How to solve for a variable that is only in exponents? Hi there. I've got this equation:
$$\left(\frac{3}{5}\right)^x+\left(\frac{4}{5}\right)^x=1$$
How can I find the $x$?
Thanks for helping!
 A: Starting with
$$\left(\frac 35\right)^x+\left(\frac 45\right)^x=1$$
we have a non-constant compared with a constant.  Taking the derivative of the LHS, we get
$$y'=\ln\frac 35\left(\frac 35\right)^x+\ln\frac 45\left(\frac 45\right)^x$$
As $\frac 35,\frac 45$ are both less than $1$, so $\ln\frac 35,\ln\frac 45$ are both negative.  But $c^x$ is strictly positive for positive $c$ and real $x$, so $y'\lt 0$ for all $x$.  Therefore the original right-hand side is monotone decreasing for all real $x$, and given the solution $x=2$, it must be the only one.
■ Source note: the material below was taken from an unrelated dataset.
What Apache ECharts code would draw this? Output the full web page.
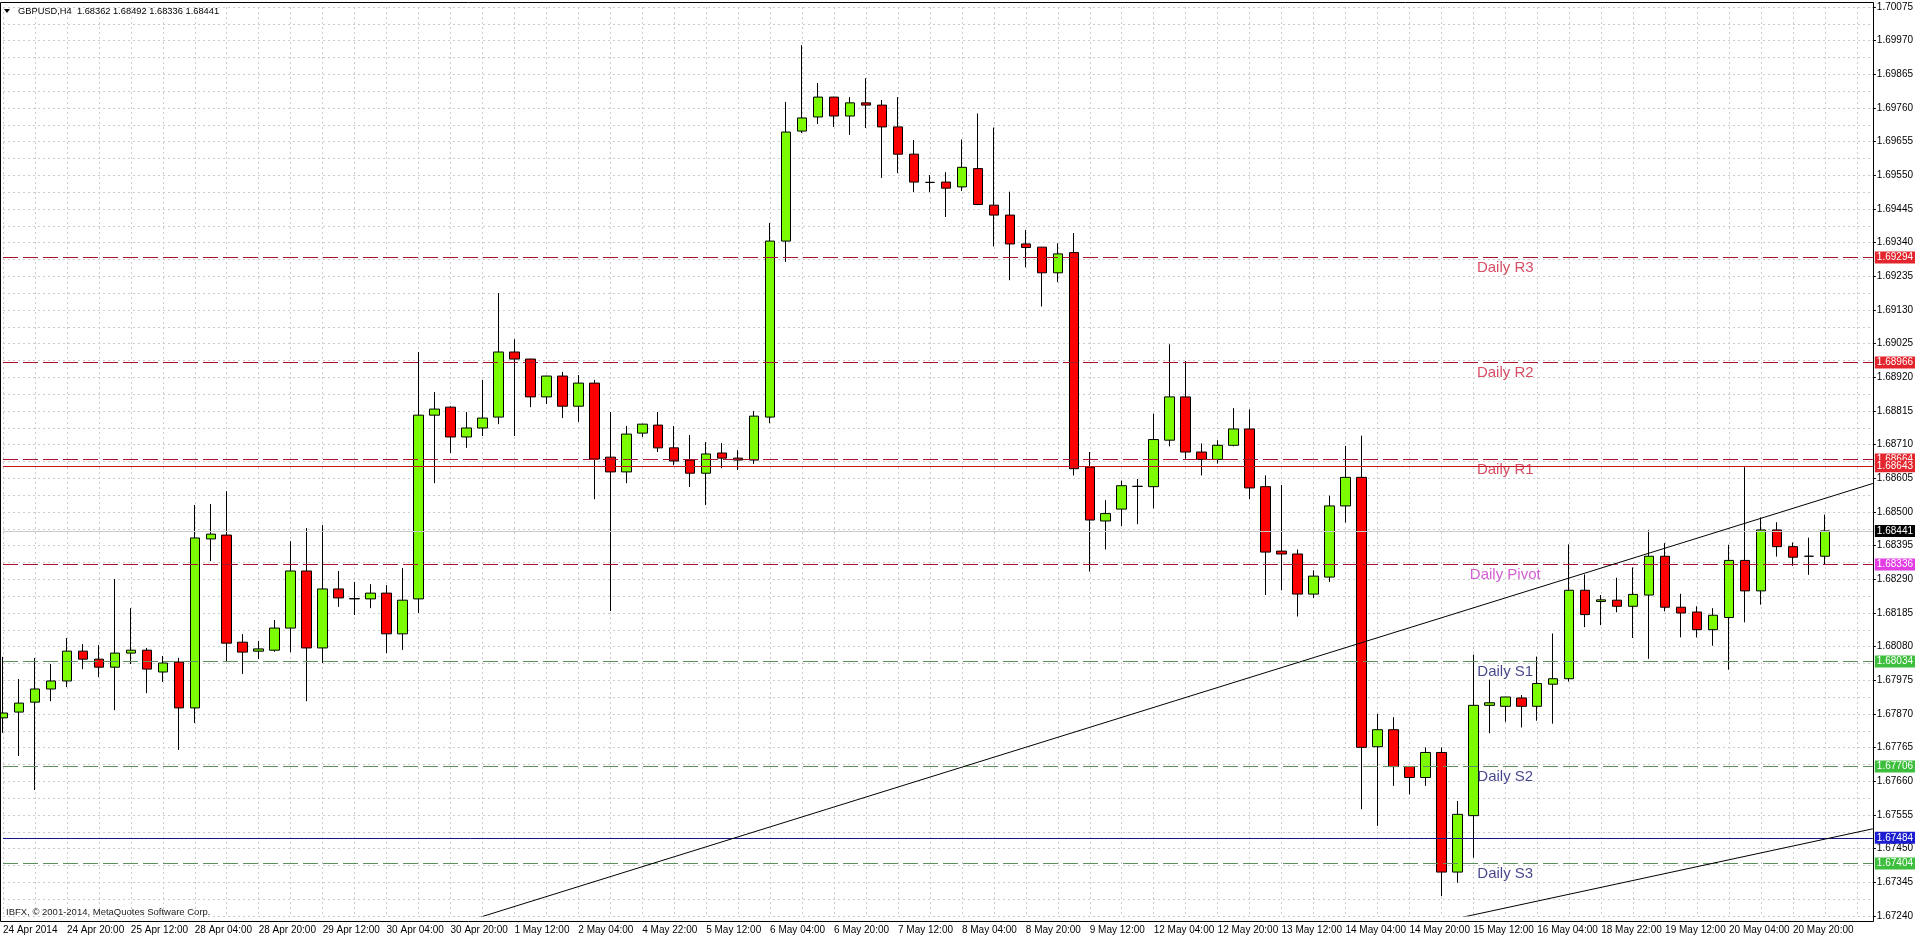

Note also that while it was relatively straightforward to observe $x=2$ is a solution to this equation, solving this equation for $x$ is non-trivial at best, and at worst requires numerical methods to solve.
In particular, note that
$$\left(\frac 35\right)^x=\left(\frac 45\right)^{x{\ln\frac 35\over\ln\frac45}}$$
which means that the equation to solve can be written as
$$\left(\frac 45\right)^{x{\ln\frac 35\over\ln\frac45}}+\left(\frac 45\right)^x=1$$
or more simply,
$$q^a+q=1$$
where $q=\left(\dfrac 45\right)^x,a={\ln\frac 35\over\ln\frac45}={\ln 3-\ln 5\over\ln 4-\ln 5}\approx 2.2892242269941\dots$  In general, for $u^x+v^x=1$ we would have (w.l.o.g.) $q=u^x,a={\ln v\over\ln u}$, and except for $a\in\Bbb Q$ we would be limited under current knowledge to using only numerical methods.
A: Although $x=2$ is an obvious solution, there is also the problem of showing that there are no other solutions.  To do that, observe that as $x$ gets bigger, $(3/5)^x+(4/5)^x$ gets smaller.
A: Think about the Pythagorean theorem.